Copy exactly the block of lines between the one containing "Reproduce this chart with Apache ECharts." and the one containing "var minorDecades = [-6,-5,-4,-3,-2];", inclusive.

--- start RECORDS FOR THE EXERCISE ---

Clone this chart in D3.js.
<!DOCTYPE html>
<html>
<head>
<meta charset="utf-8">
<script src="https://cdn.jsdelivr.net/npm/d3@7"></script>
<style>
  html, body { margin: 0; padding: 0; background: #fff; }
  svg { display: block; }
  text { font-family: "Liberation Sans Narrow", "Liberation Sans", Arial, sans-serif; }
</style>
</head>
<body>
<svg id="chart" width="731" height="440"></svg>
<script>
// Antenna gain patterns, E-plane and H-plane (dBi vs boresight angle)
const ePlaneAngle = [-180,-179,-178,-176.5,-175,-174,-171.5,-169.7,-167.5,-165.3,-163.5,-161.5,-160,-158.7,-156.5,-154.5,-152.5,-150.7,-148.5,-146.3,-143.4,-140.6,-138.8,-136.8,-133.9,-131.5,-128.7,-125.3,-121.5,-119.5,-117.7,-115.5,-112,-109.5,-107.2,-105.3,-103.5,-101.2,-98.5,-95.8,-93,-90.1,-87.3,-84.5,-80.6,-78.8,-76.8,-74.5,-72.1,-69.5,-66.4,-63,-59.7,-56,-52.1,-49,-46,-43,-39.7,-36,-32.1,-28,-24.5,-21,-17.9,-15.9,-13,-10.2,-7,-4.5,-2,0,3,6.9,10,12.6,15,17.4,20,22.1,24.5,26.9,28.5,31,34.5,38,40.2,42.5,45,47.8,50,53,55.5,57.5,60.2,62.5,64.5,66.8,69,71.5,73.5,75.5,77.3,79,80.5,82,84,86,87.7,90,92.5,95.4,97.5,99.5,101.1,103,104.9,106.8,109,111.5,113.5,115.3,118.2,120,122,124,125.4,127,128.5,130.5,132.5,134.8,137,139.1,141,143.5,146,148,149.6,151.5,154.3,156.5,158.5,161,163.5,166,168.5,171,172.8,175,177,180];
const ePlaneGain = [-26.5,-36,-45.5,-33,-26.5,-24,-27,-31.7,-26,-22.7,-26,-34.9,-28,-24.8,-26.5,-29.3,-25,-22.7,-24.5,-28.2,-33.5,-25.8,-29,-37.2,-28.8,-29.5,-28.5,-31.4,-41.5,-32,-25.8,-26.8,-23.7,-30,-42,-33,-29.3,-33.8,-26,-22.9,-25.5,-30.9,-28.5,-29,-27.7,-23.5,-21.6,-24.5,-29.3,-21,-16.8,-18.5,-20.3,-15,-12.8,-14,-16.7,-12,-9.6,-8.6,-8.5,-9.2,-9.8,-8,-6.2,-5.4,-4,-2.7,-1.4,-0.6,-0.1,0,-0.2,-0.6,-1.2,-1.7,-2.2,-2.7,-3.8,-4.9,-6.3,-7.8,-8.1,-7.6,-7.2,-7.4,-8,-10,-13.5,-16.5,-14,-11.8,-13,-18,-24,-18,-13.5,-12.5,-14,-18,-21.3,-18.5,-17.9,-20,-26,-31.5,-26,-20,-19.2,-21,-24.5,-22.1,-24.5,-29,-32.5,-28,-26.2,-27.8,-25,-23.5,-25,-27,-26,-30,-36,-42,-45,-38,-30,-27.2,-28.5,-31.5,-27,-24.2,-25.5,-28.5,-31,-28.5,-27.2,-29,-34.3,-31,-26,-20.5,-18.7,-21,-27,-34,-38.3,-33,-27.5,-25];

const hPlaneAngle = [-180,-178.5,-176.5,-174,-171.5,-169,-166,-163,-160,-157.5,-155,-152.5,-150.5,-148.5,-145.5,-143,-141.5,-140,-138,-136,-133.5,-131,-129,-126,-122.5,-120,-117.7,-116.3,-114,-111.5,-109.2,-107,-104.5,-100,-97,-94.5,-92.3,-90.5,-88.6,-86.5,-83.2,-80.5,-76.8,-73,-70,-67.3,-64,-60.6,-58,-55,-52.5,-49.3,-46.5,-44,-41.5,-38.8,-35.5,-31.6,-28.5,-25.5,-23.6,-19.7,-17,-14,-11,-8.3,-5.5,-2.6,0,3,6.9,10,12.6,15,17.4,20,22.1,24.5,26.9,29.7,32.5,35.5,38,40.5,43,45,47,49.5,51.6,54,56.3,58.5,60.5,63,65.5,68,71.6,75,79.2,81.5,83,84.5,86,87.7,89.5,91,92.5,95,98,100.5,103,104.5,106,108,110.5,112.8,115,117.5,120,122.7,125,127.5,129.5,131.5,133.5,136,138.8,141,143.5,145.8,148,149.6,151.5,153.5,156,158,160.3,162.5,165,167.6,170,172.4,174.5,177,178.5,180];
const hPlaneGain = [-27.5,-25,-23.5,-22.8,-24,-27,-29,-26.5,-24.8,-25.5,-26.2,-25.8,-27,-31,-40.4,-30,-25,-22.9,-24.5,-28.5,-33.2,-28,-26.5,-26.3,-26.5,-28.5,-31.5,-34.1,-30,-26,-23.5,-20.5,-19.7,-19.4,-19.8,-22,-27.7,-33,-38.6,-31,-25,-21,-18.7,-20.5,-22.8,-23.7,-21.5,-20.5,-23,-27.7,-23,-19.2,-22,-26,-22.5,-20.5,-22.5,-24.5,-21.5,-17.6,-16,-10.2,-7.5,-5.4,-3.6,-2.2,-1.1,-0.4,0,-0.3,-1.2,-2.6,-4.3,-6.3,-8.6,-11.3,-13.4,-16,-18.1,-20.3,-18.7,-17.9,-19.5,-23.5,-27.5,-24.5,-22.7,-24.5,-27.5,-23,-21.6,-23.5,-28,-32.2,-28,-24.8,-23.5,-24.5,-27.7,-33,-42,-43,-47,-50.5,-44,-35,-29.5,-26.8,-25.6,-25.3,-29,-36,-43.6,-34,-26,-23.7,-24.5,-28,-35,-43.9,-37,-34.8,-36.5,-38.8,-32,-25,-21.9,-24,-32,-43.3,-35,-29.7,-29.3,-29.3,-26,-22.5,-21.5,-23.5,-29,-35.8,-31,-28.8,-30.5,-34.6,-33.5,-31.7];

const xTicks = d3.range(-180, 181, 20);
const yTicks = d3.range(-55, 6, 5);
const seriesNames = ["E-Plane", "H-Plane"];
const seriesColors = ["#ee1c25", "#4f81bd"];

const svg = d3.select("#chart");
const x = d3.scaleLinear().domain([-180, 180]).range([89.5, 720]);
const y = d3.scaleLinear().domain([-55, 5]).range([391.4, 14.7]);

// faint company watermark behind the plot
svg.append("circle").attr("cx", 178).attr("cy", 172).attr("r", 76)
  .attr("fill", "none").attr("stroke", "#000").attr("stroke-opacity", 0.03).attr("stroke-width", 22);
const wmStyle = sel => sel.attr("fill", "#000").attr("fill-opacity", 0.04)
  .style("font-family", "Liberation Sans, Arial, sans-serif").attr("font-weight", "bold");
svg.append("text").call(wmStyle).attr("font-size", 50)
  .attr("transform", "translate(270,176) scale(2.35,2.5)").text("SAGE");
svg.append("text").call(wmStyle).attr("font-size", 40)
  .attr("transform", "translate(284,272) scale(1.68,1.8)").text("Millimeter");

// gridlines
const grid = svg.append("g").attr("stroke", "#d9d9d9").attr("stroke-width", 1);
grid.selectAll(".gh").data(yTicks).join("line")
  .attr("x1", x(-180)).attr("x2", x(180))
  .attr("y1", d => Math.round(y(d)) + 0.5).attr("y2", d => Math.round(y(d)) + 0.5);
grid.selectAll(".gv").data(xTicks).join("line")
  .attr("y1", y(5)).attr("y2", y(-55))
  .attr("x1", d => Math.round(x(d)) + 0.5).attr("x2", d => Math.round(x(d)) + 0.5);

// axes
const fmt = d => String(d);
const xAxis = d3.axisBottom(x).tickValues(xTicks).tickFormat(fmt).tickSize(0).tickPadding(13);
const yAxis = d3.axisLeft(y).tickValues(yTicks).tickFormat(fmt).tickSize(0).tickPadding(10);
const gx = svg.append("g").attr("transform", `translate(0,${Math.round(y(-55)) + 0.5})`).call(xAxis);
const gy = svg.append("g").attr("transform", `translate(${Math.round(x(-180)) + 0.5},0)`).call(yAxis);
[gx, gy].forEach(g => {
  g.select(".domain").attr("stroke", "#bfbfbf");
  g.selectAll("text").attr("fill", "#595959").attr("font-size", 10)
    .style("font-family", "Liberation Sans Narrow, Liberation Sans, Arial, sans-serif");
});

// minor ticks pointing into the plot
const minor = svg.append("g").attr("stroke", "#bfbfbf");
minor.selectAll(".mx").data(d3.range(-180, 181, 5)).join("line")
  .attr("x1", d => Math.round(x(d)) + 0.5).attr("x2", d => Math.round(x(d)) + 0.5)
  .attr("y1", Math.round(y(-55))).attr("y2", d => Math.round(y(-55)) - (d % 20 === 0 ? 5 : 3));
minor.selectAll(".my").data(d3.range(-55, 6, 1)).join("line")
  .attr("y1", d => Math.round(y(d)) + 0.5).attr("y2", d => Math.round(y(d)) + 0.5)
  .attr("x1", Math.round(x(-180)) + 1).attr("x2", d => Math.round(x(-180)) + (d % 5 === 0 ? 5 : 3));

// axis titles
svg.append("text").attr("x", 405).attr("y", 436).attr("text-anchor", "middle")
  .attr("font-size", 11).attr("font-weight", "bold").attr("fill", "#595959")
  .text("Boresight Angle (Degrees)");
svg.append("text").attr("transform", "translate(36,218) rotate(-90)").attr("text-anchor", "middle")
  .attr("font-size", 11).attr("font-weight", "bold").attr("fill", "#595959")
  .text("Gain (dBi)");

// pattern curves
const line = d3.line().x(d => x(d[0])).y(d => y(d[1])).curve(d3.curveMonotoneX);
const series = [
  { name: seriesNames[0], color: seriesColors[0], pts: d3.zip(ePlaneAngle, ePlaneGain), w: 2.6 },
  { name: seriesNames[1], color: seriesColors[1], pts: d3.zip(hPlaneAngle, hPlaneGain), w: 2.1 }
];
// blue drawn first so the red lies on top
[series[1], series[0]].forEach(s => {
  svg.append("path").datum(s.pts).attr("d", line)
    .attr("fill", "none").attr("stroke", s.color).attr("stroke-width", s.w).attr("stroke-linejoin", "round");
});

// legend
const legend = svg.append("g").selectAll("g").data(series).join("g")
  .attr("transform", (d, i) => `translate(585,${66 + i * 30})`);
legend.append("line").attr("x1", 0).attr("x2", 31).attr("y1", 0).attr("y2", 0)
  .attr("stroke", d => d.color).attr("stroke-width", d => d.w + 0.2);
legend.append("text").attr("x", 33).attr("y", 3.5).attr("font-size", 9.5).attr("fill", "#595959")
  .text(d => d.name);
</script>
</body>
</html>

--- end RECORDS FOR THE EXERCISE ---
--- start RECORDS FOR THE EXERCISE ---

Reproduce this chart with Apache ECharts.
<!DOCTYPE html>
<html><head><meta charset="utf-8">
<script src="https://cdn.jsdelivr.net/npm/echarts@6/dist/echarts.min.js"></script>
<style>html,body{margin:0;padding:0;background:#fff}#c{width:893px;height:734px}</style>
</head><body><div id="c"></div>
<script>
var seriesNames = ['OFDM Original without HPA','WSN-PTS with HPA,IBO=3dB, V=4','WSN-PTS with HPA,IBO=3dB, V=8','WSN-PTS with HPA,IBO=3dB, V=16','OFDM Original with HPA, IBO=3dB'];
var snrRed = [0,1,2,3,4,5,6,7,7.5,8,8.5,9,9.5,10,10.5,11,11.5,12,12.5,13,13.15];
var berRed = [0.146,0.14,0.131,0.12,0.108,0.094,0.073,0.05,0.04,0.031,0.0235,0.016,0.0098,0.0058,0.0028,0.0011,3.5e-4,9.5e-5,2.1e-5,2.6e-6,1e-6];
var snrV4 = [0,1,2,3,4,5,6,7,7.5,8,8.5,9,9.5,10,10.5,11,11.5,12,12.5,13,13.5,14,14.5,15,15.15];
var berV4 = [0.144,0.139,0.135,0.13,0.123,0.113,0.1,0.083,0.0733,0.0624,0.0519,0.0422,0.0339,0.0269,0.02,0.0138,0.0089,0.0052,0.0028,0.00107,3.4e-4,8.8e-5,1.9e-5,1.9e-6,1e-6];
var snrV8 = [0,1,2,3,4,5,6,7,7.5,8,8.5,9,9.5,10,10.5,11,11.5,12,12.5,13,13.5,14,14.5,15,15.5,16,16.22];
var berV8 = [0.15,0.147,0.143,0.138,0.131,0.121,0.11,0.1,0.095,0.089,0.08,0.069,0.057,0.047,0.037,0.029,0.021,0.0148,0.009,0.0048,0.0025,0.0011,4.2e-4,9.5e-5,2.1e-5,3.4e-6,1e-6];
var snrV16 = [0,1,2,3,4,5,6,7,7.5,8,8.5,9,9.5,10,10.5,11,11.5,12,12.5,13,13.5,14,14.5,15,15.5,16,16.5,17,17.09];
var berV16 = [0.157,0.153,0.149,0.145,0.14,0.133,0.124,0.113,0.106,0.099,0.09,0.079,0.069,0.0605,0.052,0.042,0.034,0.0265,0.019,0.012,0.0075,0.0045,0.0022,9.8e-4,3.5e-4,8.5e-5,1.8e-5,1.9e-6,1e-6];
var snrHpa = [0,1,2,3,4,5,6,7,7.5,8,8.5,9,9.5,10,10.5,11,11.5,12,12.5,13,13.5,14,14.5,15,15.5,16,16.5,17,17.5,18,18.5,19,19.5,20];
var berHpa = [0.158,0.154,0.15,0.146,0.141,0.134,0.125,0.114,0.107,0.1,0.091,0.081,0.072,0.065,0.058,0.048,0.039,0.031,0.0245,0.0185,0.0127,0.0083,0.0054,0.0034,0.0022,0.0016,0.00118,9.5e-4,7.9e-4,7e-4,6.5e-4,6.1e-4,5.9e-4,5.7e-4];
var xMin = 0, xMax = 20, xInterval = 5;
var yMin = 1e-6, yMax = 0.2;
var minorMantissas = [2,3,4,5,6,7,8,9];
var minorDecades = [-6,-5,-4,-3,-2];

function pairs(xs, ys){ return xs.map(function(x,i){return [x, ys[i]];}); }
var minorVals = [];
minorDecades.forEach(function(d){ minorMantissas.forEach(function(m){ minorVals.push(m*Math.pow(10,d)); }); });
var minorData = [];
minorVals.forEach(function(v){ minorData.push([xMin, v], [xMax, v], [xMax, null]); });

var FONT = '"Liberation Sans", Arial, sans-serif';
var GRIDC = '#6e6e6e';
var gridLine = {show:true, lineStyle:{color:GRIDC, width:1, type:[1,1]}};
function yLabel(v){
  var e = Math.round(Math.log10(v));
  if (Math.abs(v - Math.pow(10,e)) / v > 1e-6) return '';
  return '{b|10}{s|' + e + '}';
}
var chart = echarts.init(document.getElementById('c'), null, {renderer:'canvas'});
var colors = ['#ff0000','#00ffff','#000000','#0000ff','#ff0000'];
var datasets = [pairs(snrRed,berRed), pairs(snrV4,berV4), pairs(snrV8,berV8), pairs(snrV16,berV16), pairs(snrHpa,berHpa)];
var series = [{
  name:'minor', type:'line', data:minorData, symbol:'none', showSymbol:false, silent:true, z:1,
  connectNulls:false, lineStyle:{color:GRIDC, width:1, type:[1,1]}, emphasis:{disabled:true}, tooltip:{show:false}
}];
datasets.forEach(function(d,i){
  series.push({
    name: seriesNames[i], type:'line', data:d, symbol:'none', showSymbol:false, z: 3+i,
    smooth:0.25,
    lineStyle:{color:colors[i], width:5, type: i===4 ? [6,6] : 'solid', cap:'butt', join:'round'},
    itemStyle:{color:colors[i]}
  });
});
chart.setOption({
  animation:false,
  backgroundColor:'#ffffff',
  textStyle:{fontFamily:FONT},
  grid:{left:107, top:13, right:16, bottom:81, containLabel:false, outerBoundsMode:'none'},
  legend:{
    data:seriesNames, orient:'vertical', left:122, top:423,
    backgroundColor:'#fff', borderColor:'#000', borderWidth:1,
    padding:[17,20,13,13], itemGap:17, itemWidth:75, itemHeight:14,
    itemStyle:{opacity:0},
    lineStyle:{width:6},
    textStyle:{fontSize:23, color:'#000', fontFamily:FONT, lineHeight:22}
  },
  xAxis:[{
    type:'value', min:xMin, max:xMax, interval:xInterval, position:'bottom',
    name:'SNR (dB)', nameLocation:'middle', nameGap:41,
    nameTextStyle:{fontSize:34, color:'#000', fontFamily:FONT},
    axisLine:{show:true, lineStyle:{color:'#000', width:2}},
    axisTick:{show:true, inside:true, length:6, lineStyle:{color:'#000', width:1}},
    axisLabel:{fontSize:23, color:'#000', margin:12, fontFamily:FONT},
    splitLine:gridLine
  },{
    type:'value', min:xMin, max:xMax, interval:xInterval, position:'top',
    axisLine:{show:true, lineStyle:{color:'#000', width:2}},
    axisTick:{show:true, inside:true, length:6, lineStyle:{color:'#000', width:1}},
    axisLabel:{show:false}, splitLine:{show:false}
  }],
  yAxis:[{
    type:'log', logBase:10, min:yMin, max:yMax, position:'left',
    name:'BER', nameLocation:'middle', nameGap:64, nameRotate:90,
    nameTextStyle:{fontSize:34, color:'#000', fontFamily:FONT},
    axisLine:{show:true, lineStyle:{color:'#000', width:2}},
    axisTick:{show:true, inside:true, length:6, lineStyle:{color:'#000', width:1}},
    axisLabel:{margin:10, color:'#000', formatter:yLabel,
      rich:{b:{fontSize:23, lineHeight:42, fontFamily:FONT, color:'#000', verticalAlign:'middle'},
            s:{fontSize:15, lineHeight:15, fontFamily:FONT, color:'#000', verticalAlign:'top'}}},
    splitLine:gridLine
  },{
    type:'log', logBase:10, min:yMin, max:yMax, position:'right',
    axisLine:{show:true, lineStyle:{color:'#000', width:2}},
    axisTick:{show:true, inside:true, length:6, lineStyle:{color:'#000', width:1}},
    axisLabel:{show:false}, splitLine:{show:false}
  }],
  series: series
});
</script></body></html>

--- end RECORDS FOR THE EXERCISE ---

**TASK RESULT:**
Reproduce this chart with Apache ECharts.
<!DOCTYPE html>
<html><head><meta charset="utf-8">
<script src="https://cdn.jsdelivr.net/npm/echarts@6/dist/echarts.min.js"></script>
<style>html,body{margin:0;padding:0;background:#fff}#c{width:893px;height:734px}</style>
</head><body><div id="c"></div>
<script>
var seriesNames = ['OFDM Original without HPA','WSN-PTS with HPA,IBO=3dB, V=4','WSN-PTS with HPA,IBO=3dB, V=8','WSN-PTS with HPA,IBO=3dB, V=16','OFDM Original with HPA, IBO=3dB'];
var snrRed = [0,1,2,3,4,5,6,7,7.5,8,8.5,9,9.5,10,10.5,11,11.5,12,12.5,13,13.15];
var berRed = [0.146,0.14,0.131,0.12,0.108,0.094,0.073,0.05,0.04,0.031,0.0235,0.016,0.0098,0.0058,0.0028,0.0011,3.5e-4,9.5e-5,2.1e-5,2.6e-6,1e-6];
var snrV4 = [0,1,2,3,4,5,6,7,7.5,8,8.5,9,9.5,10,10.5,11,11.5,12,12.5,13,13.5,14,14.5,15,15.15];
var berV4 = [0.144,0.139,0.135,0.13,0.123,0.113,0.1,0.083,0.0733,0.0624,0.0519,0.0422,0.0339,0.0269,0.02,0.0138,0.0089,0.0052,0.0028,0.00107,3.4e-4,8.8e-5,1.9e-5,1.9e-6,1e-6];
var snrV8 = [0,1,2,3,4,5,6,7,7.5,8,8.5,9,9.5,10,10.5,11,11.5,12,12.5,13,13.5,14,14.5,15,15.5,16,16.22];
var berV8 = [0.15,0.147,0.143,0.138,0.131,0.121,0.11,0.1,0.095,0.089,0.08,0.069,0.057,0.047,0.037,0.029,0.021,0.0148,0.009,0.0048,0.0025,0.0011,4.2e-4,9.5e-5,2.1e-5,3.4e-6,1e-6];
var snrV16 = [0,1,2,3,4,5,6,7,7.5,8,8.5,9,9.5,10,10.5,11,11.5,12,12.5,13,13.5,14,14.5,15,15.5,16,16.5,17,17.09];
var berV16 = [0.157,0.153,0.149,0.145,0.14,0.133,0.124,0.113,0.106,0.099,0.09,0.079,0.069,0.0605,0.052,0.042,0.034,0.0265,0.019,0.012,0.0075,0.0045,0.0022,9.8e-4,3.5e-4,8.5e-5,1.8e-5,1.9e-6,1e-6];
var snrHpa = [0,1,2,3,4,5,6,7,7.5,8,8.5,9,9.5,10,10.5,11,11.5,12,12.5,13,13.5,14,14.5,15,15.5,16,16.5,17,17.5,18,18.5,19,19.5,20];
var berHpa = [0.158,0.154,0.15,0.146,0.141,0.134,0.125,0.114,0.107,0.1,0.091,0.081,0.072,0.065,0.058,0.048,0.039,0.031,0.0245,0.0185,0.0127,0.0083,0.0054,0.0034,0.0022,0.0016,0.00118,9.5e-4,7.9e-4,7e-4,6.5e-4,6.1e-4,5.9e-4,5.7e-4];
var xMin = 0, xMax = 20, xInterval = 5;
var yMin = 1e-6, yMax = 0.2;
var minorMantissas = [2,3,4,5,6,7,8,9];
var minorDecades = [-6,-5,-4,-3,-2];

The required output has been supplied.